Para cuando sale en 1983 Undercover of the night –un disco en verdad mediocre- Jagger y Richards ya no eran más amigos. En el 85 vuelven con un disco malo titulado Dirty work. Llama la atención que el tema emblema del disco, el único que quedó en los oídos de la gente y en muchas recopilaciones posteriores, sea un cover. En efecto, Harlem Shuffle fue escrita y grabada originalmente en 1963 por un dúo llamado Bob & Earl. Por primera vez en años, no aparece la firma de los glimmer twins en una canción.

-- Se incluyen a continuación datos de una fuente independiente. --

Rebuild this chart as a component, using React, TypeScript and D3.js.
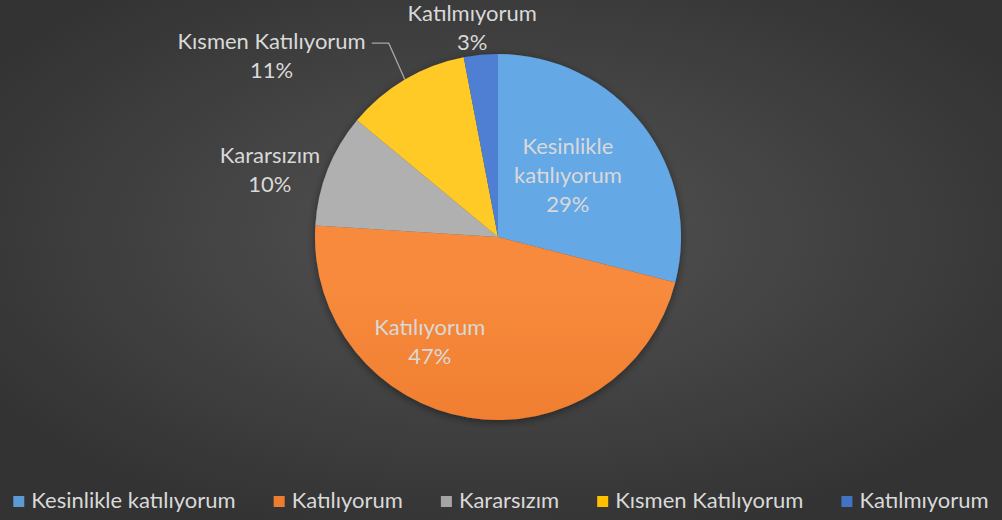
import React, { useMemo } from "react";
import * as d3 from "d3";

const categories = ["Kesinlikle katılıyorum", "Katılıyorum", "Kararsızım", "Kısmen Katılıyorum", "Katılmıyorum"];
const values = [29, 47, 10, 11, 3];
const labelLines = [["Kesinlikle", "katılıyorum"], ["Katılıyorum"], ["Kararsızım"], ["Kısmen Katılıyorum"], ["Katılmıyorum"]];
const colorsTop = ["#65a8e6", "#f78a3c", "#b0b0b0", "#ffca28", "#4f7fd2"];
const colorsBottom = ["#4a8fd6", "#e5691c", "#9c9c9c", "#f5b800", "#3f6cc0"];
const legendColors = ["#5b9bd5", "#ed7d31", "#a5a5a5", "#ffc000", "#4472c4"];

// label placement: [angle in degrees clockwise from 12 o'clock, distance as fraction of radius]
const LABEL_LAYOUT: [number, number][] = [
  [48.5, 0.51],
  [213.2, 0.68],
  [286.5, 1.3],
  [308.7, 1.585],
  [353, 1.155],
];
const LEADER = [false, false, false, true, false];

const W = 1002;
const H = 520;
const CX = 498;
const CY = 237;
const R = 183;
const FONT = "Lato, 'Open Sans', sans-serif";
const FS = 22;
const LH = 29;

function measure(text: string, size: number) {
  const c = document.createElement("canvas");
  const ctx = c.getContext("2d")!;
  ctx.font = `${size}px Lato`;
  return ctx.measureText(text).width;
}

export default function App() {
  const pie = d3.pie<number>().sort(null).value((d) => d);
  const arcs = pie(values);
  const arc = d3.arc<d3.PieArcDatum<number>>().innerRadius(0).outerRadius(R);

  const legend = useMemo(() => {
    const sq = 11, gap1 = 7, gap2 = 38;
    const widths = categories.map((c) => measure(c, FS));
    const total = widths.reduce((a, b) => a + b, 0) + categories.length * (sq + gap1) + (categories.length - 1) * gap2;
    let x = W / 2 - total / 2;
    return categories.map((c, i) => {
      const item = { x, w: widths[i], c, i };
      x += sq + gap1 + widths[i] + gap2;
      return item;
    });
  }, []);

  return (
    <div style={{ position: "absolute", left: 0, top: 0 }}>
      <svg width={W} height={H} style={{ display: "block" }}>
        <defs>
          <radialGradient id="bg" cx="50%" cy="45%" r="60%">
            <stop offset="0%" stopColor="#545454" />
            <stop offset="100%" stopColor="#333333" />
          </radialGradient>
          {values.map((_, i) => (
            <linearGradient key={i} id={`g${i}`} gradientUnits="userSpaceOnUse" x1={0} y1={CY - R} x2={0} y2={CY + R}>
              <stop offset="0%" stopColor={colorsTop[i]} />
              <stop offset="100%" stopColor={colorsBottom[i]} />
            </linearGradient>
          ))}
          <filter id="shadow" x="-20%" y="-20%" width="140%" height="140%">
            <feDropShadow dx="0" dy="2" stdDeviation="4" floodColor="#000" floodOpacity="0.45" />
          </filter>
        </defs>
        <rect x={0} y={0} width={W} height={H} fill="url(#bg)" />
        <g transform={`translate(${CX},${CY})`} filter="url(#shadow)">
          {arcs.map((a, i) => (
            <path key={i} d={arc(a) || ""} fill={`url(#g${i})`} />
          ))}
        </g>
        {arcs.map((a, i) => {
          const [ang, k] = LABEL_LAYOUT[i];
          const rad = (ang * Math.PI) / 180;
          const lx = CX + Math.sin(rad) * R * k;
          const ly = CY - Math.cos(rad) * R * k;
          const lines = [...labelLines[i], `${values[i]}%`];
          const n = lines.length;
          const baselines = lines.map((_, j) => ly + (j - (n - 1) / 2) * LH + 8);
          let leader = null;
          if (LEADER[i]) {
            const mid = (a.startAngle + a.endAngle) / 2;
            const ex = CX + Math.sin(mid) * R;
            const ey = CY - Math.cos(mid) * R;
            const sx = lx + measure(lines[0], FS) / 2 + 6;
            const sy = baselines[0] - 6;
            leader = (
              <polyline
                points={`${sx},${sy} ${sx + 17},${sy} ${ex},${ey}`}
                fill="none"
                stroke="#a6a6a6"
                strokeWidth={1.3}
              />
            );
          }
          return (
            <g key={i}>
              {leader}
              <text fill="#d9d9d9" fontFamily={FONT} fontSize={FS} textAnchor="middle">
                {lines.map((t, j) => (
                  <tspan key={j} x={lx} y={baselines[j]}>
                    {t}
                  </tspan>
                ))}
              </text>
            </g>
          );
        })}
        {legend.map((it) => (
          <g key={it.i}>
            <rect x={it.x} y={496} width={11} height={11} fill={legendColors[it.i]} />
            <text x={it.x + 18} y={508} fill="#d9d9d9" fontFamily={FONT} fontSize={FS}>
              {it.c}
            </text>
          </g>
        ))}
      </svg>
    </div>
  );
}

A partir de los noventa, los Stones se convirtieron en una empresa con mucho éxito. Los viejos rockeros supieron dejar diferencias de lado en pos del dinero. Acaso porque no sirven para otra cosa y todavía no eran lo suficientemente grandes para el retiro, decidieron seguir adelante con el reality show. Sus últimas décadas han estado signadas por su segundo amor, la modelo Patti Hansen, los hijos que tienen juntos y los nietos que le dio Brandon. Cuando no está de gira, vive retirado en un rancho de Connecticut donde lee, toca la guitarra española o cocina. Richards se da hasta el lujo de darnos su receta especial para un puré de papas acompañado por un sofrito de cebolla y salchichas, que en Argentina serían más bien chorizos. En esa tranquilidad, Richards ya no es peligroso. Es el viejo león, el jefe de la tribu. Como si no quisiera dejar ningún frente abierto, personajes como Dylan, Lennon, Clapton, McCartney, Marley, Chuck Berry o Bowie atraviesan el libro, dando cuenta de que Richards se acuerda de todo, sorprendentemente. Sin embargo, fuera de los Stones, son los personajes colaterales los que cuentan, como Jimmy Miller o Allan Parson. En fin. Lo que verdaderamente quise decir, es que Juanse es un careta. Para corroborarlo, alcanza con leer Life de Keith Richards.